Schools will benefit from a share of the Conservatives’ £100 billion infrastructure fund if the party regains power, but will have to wait until after the election to find out by how much.
Speaking exclusively to Schools Week, Gavin Williamson, the education secretary, also asked the sector “to please not read anything into” the omission of academies or a free schools target from his party’s manifesto.
This is something that would be outlined as part of our spending review if we are fortunate enough to get into government
The Times reported earlier this month that Sajid Javid, the chancellor, would raise government borrowing to fund extra spending, including on schools.
The party’s manifesto confirmed a £100 billion infrastructure fund and allocated specific amounts for some projects, including more than £700 million to upgrade the further education estate. But there was no equivalent figure for school capital spending.
“This is something that would be outlined as part of our spending review if we are fortunate enough to get into government,” Williamson said.

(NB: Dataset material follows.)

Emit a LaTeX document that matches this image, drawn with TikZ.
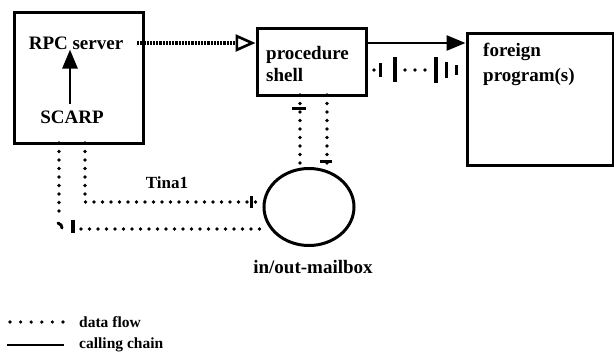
\documentclass[tikz,border=0pt]{standalone}
\usepackage{fontspec}
\setmainfont{Liberation Serif}
\usetikzlibrary{arrows.meta,shapes.geometric}
\begin{document}
\begin{tikzpicture}[x=1pt,y=-1pt,
  lbl/.style={font=\fontsize{19}{22}\selectfont\bfseries, inner sep=0pt},
  smalllbl/.style={font=\fontsize{15.5}{18}\selectfont\bfseries, inner sep=0pt},
  boxstyle/.style={draw, line width=3pt, rectangle, inner sep=0pt},
  dataflow/.style={line width=3.6pt, dash pattern=on 0pt off 8.5pt, line cap=round},
  callchain/.style={line width=2.8pt},
  tick/.style={line width=3pt},
  tip/.style={-{Triangle[length=19pt,width=15pt]}}
]
\useasboundingbox (0,0) rectangle (614,357);
% boxes
\node[boxstyle, minimum width=129pt, minimum height=131pt] (rpc) at (78.5,77.5) {};
\node[boxstyle, minimum width=109pt, minimum height=67pt] (proc) at (311.5,61.5) {};
\node[boxstyle, minimum width=146pt, minimum height=132pt] (foreign) at (540,99) {};
\node[draw, line width=3pt, ellipse, minimum width=90pt, minimum height=77pt, inner sep=0pt] (mail) at (309,207) {};
% labels
\node[lbl] (rpcl) at (76,43) {RPC server};
\node[lbl] (scarp) at (72,117) {SCARP};
\node[lbl, anchor=west, align=left, font=\fontsize{19}{22}\selectfont\bfseries] (procl) at (266,63.5) {procedure\\shell};
\node[lbl, anchor=north west, align=left, font=\fontsize{19}{25}\selectfont\bfseries] (forl) at (483,43) {foreign\\program(s)};
\node[lbl] (mboxl) at (313,267) {in/out-mailbox};
\node[smalllbl, font=\fontsize{17}{20}\selectfont\bfseries] (tina) at (167,183) {Tina1};
% calling chain arrows
\coordinate (s1) at (70,104);
\draw[callchain, tip] (s1) -- (s1 |- rpcl.south);
\coordinate (rs) at (137,43);
\draw[line width=3.6pt, dash pattern=on 2.2pt off 1pt, -{Triangle[open,length=20pt,width=17pt,line width=2.6pt]}] (rs) -- (proc.west |- rs);
\coordinate (pa) at (proc.east |- 0,43);
\draw[callchain, tip] (pa) -- (foreign.west |- pa);
% data flow proc -> foreign (ticks)
\coordinate (d0) at (374,70);
\fill (d0) circle (1.9pt);
\draw[tick] (380,63) -- (380,77);
\draw[line width=3.4pt] (395,57) -- (395,82);
\fill (405,70) circle (1.9pt) (415,70) circle (1.9pt) (425,70) circle (1.9pt);
\draw[line width=3.4pt] (436,57) -- (436,83);
\draw[tick] (446,62) -- (446,78);
\draw[tick] (456,65) -- (456,75);
% data flow proc -> mailbox
\coordinate (p1) at (300,95);
\coordinate (p2) at (327,95);
\draw[dataflow] (p1) -- (300,170);
\draw[dataflow] (p2) -- (327,170);
\draw[line width=3pt] (292,108) -- (306,108);
\draw[line width=3pt] (320,161) -- (332,161);
% data flow RPC -> mailbox
\coordinate (r1) at (59,143);
\coordinate (r2) at (85,143);
\coordinate (u1) at (85,202);
\coordinate (u2) at (263,202);
\draw[dataflow] (r2) -- (u1) -- (u2);
\draw[tick] (251,196) -- (251,208);
\coordinate (l1) at (59,218);
\coordinate (l2) at (264,229);
\draw[dataflow] (r1) -- (l1);
\draw[line width=3pt, line cap=round] (58,223) -- (61,225) -- (62,228);
\draw[dataflow] (81,229) -- (l2);
\draw[line width=3.2pt] (73,220) -- (73,233);
% legend
\coordinate (a1) at (10,322);
\coordinate (a2) at (63,322);
\draw[dataflow, dash pattern=on 0pt off 10.6pt] (a1) -- (a2);
\node[smalllbl, anchor=west] (df) at (79,322) {data flow};
\coordinate (b1) at (7,345);
\coordinate (b2) at (64,345);
\draw[callchain] (b1) -- (b2);
\node[smalllbl, anchor=west] (cc) at (79,345) {calling chain};
\end{tikzpicture}
\end{document}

“I’m not quite sure when the spending review would be, but I think it would be imminent.”
Williamson also re-emphasised his commitment to some of the government’s key reforms.
“Please don’t read anything into that,” he said. “Just because something isn’t mentioned . . . academies, free schools are an absolute central part of everything we’re doing in terms of education. We want to drive up the numbers.”
In its 2015 manifesto the Conservatives pledged to open at least 500 new free schools by 2020.
That was superseded in 2017 by a promise to open at least 100 a year.
According to government data, 313 new free schools have opened since 2015. Fifty-eight opened in 2017-18 and 67 in 2018-19.
The government has also come under fire for missing its three million apprenticeship target, pledged in both the 2015 and 2017 manifestos, by a projected 800,000.
In response to this, Williamson said “we can all bandy around numbers”, adding it was better to focus on “driving quality and opportunities”.
The new manifesto simply says: “We will continue to build more free schools”.
Williamson said a “key element is how we continue to innovate within the free schools programme, how we continue to bring new bold imaginative thinking into every single new free school. We want them to be the incubators for excellence.”
As well as the already reported funding hikes, the party pledged up to £34 million a year to boost PE teaching in primary schools. This equates to just £7.19 per pupil per year.
It also promises up to £260 million a year to boost “wraparound childcare” at schools and childcare providers.
That is on top of a one-off £250 million in capital funding to help schools deliver it – the equivalent of just over £12,000 for every school in the country.
A promise of an annual £110 million “arts premium” for secondary schools works out at about £33 per pupil per year, or less than £1 a week.
Asked if the new arts premium was an admission the EBacc had adversely impacted arts subjects, Williamson said: “No. Not at all.”
He said the party recognised that the arts and creative industries “play an incredibly important role in terms of driving opportunities, prosperity and wealth in this country, and we’re wanting to look at how we can capitalise it, how we can drive it forward, how can we do things in a slightly different manner. This is very much in recognition of that.”